§ Listing:
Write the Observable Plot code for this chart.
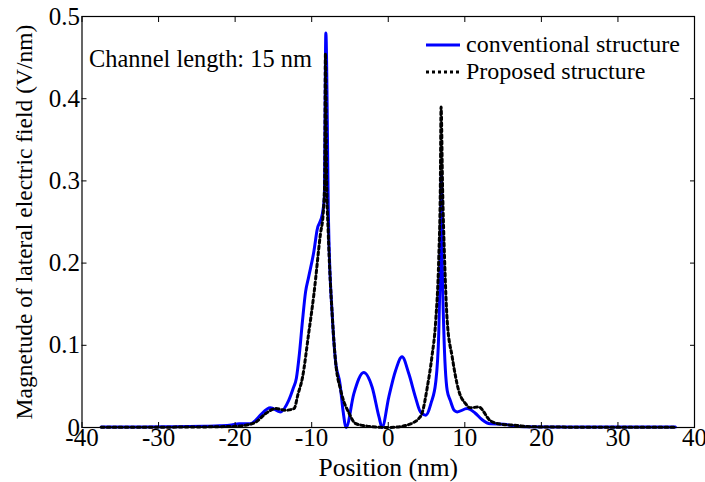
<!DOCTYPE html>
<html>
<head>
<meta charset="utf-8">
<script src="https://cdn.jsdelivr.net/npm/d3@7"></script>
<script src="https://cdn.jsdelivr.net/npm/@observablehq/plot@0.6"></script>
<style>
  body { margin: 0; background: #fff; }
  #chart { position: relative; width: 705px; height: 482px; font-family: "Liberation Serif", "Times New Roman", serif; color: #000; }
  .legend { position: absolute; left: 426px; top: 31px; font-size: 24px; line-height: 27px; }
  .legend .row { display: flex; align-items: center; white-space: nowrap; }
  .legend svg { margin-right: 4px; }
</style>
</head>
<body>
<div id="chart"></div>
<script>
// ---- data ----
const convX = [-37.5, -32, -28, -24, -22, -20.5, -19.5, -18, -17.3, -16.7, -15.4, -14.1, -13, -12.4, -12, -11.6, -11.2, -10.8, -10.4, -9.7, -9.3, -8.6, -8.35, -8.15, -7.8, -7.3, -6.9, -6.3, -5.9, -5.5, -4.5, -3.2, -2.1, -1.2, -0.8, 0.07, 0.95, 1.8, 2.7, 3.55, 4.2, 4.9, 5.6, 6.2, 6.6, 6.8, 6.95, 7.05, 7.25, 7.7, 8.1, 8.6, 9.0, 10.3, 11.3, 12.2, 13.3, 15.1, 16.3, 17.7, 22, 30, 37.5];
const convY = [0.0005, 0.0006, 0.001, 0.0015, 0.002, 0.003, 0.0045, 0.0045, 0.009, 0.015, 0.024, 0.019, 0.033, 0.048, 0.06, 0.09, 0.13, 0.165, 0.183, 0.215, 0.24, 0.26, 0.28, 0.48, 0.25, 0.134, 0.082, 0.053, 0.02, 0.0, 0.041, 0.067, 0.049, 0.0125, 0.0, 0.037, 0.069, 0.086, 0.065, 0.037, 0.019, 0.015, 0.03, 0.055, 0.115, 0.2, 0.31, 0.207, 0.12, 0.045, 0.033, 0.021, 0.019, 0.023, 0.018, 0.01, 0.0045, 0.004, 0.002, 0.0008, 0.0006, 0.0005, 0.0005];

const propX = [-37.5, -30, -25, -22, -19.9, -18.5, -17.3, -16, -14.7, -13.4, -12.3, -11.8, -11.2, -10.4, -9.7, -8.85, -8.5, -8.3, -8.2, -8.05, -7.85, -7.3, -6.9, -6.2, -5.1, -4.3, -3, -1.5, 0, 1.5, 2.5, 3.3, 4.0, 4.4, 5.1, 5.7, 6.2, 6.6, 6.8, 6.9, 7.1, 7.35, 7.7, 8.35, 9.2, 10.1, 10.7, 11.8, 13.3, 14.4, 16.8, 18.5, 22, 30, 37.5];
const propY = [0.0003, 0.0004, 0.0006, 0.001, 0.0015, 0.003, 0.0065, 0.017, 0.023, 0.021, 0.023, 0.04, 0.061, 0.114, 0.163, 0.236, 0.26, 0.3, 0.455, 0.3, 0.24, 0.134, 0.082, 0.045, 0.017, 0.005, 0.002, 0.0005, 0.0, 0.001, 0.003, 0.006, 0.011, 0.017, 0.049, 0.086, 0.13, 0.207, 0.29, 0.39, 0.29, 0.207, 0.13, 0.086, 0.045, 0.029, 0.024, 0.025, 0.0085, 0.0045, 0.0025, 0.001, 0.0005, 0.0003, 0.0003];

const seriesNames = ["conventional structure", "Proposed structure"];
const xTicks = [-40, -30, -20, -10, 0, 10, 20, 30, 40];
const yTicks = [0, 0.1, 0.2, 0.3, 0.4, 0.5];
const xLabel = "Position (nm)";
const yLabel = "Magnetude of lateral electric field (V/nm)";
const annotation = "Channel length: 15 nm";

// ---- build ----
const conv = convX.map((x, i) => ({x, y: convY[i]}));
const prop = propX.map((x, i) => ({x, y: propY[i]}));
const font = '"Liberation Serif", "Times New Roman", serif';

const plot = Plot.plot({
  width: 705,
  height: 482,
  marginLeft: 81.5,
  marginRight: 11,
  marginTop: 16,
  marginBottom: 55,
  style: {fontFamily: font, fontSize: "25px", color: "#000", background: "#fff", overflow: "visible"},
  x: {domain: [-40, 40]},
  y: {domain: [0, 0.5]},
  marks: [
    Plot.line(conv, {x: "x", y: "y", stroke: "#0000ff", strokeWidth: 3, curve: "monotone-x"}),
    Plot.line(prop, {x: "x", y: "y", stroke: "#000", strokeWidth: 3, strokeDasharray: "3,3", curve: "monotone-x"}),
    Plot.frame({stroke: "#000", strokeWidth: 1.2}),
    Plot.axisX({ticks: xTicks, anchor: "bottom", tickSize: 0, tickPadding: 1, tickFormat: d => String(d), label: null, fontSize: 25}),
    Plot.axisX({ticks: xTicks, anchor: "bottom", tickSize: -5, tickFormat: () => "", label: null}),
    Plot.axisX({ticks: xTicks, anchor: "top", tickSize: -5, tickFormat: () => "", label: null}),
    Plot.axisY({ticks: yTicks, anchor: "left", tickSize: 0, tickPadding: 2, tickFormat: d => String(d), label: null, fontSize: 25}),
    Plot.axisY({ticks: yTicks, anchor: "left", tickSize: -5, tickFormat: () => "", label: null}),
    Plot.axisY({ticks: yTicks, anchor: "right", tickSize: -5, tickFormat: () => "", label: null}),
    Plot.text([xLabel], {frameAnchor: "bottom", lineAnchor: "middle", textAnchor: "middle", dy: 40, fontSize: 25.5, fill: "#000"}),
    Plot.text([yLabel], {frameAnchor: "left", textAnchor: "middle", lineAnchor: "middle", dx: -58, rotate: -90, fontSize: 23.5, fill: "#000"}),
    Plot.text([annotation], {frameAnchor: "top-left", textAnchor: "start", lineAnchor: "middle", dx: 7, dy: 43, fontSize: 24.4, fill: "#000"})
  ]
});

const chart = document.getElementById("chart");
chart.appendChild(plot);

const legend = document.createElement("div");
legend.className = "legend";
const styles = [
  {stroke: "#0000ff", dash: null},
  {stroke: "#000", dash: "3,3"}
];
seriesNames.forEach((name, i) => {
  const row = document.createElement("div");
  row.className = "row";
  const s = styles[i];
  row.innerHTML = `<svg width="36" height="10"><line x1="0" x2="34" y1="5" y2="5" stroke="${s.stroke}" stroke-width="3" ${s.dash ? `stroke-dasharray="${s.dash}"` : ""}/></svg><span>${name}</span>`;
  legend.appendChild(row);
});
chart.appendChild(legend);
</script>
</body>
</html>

...

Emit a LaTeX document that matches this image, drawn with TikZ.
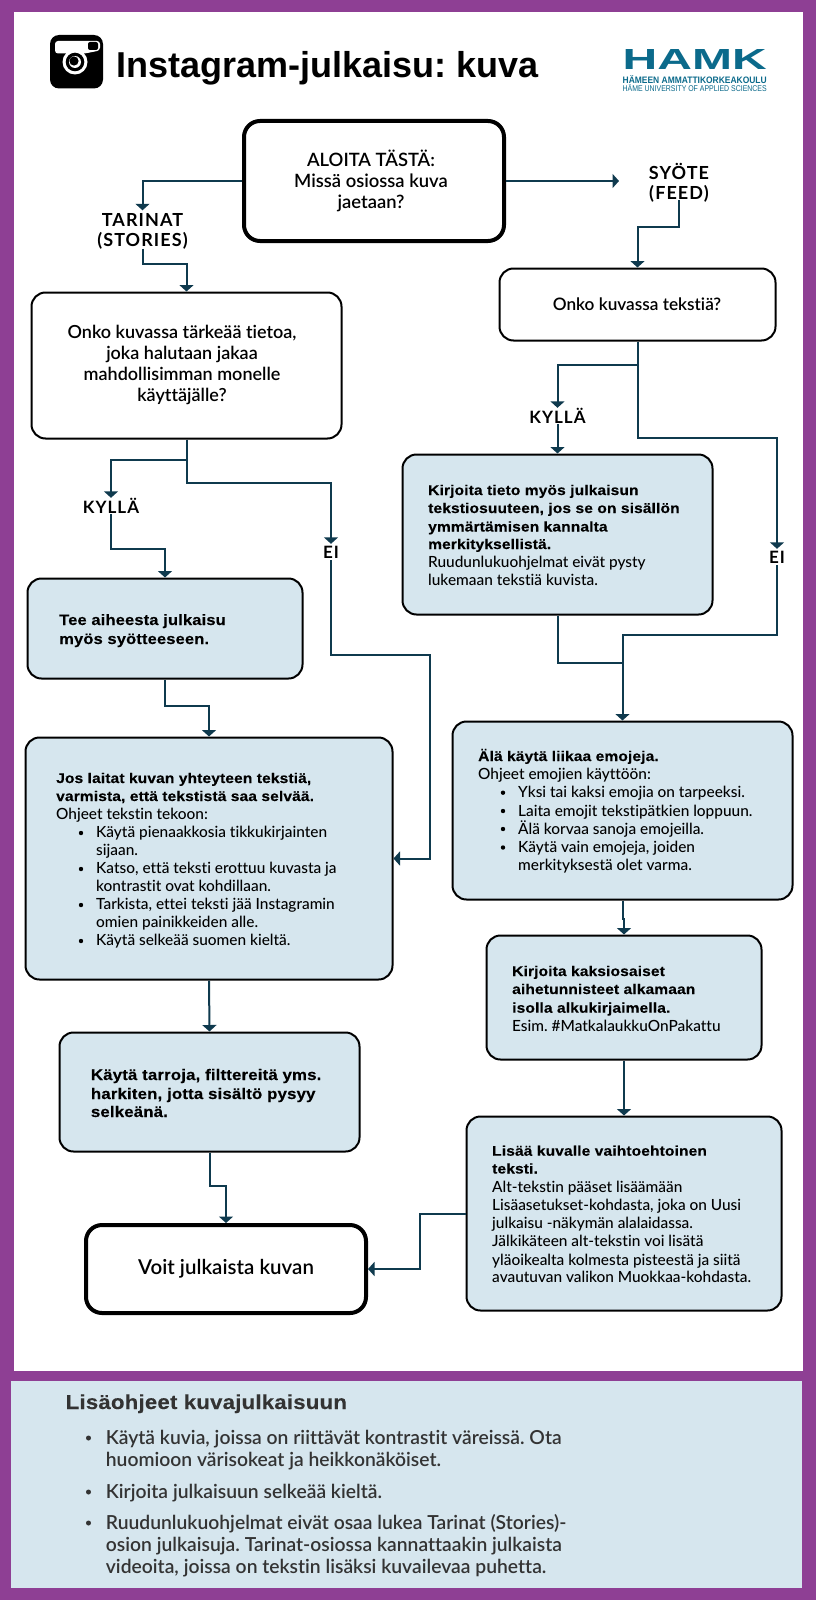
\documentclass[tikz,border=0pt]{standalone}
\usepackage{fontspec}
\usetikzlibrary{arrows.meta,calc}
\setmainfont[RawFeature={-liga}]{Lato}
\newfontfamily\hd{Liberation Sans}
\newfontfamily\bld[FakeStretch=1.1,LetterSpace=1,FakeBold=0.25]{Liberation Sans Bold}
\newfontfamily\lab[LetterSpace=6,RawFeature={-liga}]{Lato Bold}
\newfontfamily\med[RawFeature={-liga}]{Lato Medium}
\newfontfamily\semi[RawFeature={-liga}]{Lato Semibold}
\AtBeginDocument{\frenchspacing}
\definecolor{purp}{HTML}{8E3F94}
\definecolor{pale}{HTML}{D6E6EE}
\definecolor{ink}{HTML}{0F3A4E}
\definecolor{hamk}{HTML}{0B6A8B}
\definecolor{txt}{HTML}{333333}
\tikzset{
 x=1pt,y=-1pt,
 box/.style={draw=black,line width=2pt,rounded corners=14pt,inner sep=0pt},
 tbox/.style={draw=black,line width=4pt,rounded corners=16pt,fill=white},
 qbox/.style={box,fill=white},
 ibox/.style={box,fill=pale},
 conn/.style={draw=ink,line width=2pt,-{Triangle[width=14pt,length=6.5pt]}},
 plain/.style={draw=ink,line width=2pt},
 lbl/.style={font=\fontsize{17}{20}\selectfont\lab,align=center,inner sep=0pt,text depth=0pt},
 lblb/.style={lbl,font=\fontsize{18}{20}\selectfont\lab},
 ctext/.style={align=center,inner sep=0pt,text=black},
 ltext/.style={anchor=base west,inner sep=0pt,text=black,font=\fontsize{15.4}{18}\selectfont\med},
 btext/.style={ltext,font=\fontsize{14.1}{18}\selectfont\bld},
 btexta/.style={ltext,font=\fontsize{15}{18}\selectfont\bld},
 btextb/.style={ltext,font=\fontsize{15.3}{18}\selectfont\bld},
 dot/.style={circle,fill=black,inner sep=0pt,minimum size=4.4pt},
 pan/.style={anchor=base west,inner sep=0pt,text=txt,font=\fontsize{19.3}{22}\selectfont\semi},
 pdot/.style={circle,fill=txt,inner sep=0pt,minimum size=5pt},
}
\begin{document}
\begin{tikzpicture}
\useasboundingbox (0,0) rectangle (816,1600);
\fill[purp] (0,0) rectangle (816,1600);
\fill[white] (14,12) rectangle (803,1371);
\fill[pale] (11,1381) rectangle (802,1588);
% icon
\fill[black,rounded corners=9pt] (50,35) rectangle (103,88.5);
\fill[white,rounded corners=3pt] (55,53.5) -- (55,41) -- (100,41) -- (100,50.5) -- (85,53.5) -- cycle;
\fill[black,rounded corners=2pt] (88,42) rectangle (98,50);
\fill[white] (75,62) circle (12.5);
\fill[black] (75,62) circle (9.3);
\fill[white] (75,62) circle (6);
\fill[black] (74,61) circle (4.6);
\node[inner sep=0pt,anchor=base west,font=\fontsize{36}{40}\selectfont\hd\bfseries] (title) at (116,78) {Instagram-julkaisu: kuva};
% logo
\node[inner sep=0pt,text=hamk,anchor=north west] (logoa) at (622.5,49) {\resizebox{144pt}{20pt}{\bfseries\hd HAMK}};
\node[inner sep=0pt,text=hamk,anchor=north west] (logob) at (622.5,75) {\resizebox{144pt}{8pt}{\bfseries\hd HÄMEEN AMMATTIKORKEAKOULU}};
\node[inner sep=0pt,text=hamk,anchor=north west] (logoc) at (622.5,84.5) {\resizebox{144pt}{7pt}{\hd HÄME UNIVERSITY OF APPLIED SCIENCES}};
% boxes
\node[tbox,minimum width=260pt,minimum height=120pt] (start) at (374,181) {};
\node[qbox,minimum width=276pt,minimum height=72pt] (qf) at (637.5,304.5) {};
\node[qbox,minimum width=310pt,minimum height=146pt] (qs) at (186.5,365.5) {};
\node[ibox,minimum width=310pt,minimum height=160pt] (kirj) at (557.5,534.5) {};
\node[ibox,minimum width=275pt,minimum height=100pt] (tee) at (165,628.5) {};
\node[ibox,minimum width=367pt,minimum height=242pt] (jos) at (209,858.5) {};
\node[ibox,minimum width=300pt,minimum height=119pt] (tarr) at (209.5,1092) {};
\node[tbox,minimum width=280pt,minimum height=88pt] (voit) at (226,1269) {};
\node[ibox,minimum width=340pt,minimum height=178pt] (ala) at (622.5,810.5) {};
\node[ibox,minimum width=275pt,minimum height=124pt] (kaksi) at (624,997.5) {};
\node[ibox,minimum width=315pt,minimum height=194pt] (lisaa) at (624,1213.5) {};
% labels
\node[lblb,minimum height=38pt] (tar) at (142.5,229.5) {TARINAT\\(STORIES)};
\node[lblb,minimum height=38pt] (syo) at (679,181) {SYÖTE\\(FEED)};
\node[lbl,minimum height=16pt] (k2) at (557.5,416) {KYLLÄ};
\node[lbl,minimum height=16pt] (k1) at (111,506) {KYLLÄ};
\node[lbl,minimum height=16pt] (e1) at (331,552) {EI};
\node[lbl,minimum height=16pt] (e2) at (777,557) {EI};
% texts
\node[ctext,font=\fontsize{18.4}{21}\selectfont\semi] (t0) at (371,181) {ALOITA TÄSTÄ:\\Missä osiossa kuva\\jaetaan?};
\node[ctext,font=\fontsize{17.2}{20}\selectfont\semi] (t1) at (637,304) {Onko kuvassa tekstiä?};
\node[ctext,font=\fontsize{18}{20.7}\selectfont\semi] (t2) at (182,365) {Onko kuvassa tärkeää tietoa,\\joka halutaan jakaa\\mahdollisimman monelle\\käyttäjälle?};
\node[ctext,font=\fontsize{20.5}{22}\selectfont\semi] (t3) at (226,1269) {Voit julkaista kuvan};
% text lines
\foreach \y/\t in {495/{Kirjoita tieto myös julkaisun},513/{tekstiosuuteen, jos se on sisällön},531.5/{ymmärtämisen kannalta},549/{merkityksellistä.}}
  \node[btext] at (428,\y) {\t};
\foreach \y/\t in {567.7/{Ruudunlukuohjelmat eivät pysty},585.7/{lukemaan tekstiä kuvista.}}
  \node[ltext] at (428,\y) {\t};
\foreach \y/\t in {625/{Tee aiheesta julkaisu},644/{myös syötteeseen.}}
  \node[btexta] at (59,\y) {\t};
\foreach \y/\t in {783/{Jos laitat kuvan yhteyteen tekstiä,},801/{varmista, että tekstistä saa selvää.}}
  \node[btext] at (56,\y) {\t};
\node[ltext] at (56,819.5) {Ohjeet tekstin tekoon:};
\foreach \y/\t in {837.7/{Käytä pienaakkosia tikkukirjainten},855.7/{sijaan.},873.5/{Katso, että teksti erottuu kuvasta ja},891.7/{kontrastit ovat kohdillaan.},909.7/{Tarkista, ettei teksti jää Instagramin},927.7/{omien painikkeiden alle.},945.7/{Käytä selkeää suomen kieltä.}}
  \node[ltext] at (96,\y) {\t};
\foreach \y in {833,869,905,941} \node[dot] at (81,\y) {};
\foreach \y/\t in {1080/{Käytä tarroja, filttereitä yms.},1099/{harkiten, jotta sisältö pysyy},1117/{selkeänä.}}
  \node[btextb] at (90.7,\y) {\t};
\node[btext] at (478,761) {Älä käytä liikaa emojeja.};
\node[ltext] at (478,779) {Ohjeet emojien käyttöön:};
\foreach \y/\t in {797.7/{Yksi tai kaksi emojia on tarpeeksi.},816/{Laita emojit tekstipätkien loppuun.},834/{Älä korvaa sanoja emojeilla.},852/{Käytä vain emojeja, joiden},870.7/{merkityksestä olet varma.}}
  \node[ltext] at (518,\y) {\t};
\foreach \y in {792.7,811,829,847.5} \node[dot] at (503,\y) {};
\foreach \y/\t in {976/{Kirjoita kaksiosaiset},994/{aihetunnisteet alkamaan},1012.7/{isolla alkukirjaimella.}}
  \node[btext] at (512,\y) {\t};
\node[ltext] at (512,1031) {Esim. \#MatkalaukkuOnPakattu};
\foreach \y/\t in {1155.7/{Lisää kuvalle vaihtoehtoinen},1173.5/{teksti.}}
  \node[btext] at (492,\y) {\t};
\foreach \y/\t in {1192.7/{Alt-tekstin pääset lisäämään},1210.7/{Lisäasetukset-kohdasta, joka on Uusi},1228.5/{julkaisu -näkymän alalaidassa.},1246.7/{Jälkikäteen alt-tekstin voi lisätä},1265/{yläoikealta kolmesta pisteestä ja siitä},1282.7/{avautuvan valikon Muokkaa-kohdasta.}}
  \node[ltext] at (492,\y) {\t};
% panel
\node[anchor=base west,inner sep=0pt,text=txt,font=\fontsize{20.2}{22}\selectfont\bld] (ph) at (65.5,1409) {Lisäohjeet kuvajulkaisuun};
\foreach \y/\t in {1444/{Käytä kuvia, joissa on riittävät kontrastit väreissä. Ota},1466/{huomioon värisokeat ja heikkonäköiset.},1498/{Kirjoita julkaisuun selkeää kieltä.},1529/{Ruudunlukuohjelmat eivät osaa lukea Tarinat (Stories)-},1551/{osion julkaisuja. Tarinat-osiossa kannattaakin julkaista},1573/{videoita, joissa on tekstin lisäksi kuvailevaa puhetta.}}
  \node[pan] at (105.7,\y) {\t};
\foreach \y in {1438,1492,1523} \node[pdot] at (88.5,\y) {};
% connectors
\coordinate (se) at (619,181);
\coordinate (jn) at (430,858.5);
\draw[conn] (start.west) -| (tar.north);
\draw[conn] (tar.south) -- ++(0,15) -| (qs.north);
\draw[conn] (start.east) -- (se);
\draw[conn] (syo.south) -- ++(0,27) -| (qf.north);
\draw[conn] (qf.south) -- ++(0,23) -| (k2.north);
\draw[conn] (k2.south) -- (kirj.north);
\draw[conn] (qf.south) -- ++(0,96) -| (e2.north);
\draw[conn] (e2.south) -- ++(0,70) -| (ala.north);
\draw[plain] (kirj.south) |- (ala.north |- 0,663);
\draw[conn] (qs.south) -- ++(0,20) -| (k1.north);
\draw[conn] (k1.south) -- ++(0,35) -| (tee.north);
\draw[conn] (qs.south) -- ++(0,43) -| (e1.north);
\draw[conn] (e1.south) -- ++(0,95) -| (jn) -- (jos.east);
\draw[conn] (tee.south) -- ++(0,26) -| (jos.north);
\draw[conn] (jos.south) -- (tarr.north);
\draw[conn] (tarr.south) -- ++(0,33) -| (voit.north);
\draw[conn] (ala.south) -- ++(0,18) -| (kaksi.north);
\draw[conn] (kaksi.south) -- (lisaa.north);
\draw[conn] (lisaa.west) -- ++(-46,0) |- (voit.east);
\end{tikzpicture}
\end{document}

==

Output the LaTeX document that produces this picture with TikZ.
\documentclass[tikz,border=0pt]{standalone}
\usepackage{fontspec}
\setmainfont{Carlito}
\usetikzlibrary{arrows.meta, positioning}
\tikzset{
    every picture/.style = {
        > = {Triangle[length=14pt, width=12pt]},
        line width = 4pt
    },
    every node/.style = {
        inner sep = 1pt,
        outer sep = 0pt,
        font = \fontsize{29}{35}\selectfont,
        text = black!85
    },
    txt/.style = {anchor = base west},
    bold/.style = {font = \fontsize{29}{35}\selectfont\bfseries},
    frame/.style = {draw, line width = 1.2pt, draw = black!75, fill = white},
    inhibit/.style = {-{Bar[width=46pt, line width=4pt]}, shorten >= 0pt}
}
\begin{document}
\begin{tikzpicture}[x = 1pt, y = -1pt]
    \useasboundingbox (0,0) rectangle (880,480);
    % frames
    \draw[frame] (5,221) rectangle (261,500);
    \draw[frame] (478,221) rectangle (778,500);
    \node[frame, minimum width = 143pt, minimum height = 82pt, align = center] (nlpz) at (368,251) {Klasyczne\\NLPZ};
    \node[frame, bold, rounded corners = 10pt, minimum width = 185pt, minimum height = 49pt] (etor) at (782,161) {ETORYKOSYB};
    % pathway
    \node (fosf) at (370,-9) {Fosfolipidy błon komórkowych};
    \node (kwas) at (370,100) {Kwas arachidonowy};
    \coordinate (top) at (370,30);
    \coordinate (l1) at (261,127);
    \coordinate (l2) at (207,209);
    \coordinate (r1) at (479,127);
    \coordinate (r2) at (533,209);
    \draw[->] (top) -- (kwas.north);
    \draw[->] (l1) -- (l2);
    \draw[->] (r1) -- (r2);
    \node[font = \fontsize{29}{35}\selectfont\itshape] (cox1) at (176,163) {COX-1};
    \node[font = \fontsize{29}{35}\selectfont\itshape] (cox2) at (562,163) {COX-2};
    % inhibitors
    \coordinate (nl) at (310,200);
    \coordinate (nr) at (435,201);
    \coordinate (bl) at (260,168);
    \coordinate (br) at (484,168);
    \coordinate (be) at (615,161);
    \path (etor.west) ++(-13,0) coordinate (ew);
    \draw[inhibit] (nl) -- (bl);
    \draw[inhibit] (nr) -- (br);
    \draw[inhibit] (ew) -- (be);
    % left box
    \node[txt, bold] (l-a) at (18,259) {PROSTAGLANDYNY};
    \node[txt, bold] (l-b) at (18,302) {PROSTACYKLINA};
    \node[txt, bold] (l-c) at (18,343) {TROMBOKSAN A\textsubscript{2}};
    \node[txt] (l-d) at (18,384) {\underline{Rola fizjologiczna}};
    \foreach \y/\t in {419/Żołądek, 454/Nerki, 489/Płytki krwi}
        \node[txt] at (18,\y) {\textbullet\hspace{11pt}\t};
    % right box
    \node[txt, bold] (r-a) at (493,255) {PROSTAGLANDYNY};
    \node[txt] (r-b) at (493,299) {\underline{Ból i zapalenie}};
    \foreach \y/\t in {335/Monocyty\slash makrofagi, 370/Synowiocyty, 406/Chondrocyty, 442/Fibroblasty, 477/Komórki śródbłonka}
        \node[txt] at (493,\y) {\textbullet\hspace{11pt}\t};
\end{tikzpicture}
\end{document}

§ Problem requirements: Find how many lines of the entries contain "chart". Respond with the number only.

§ Exercise answer: 6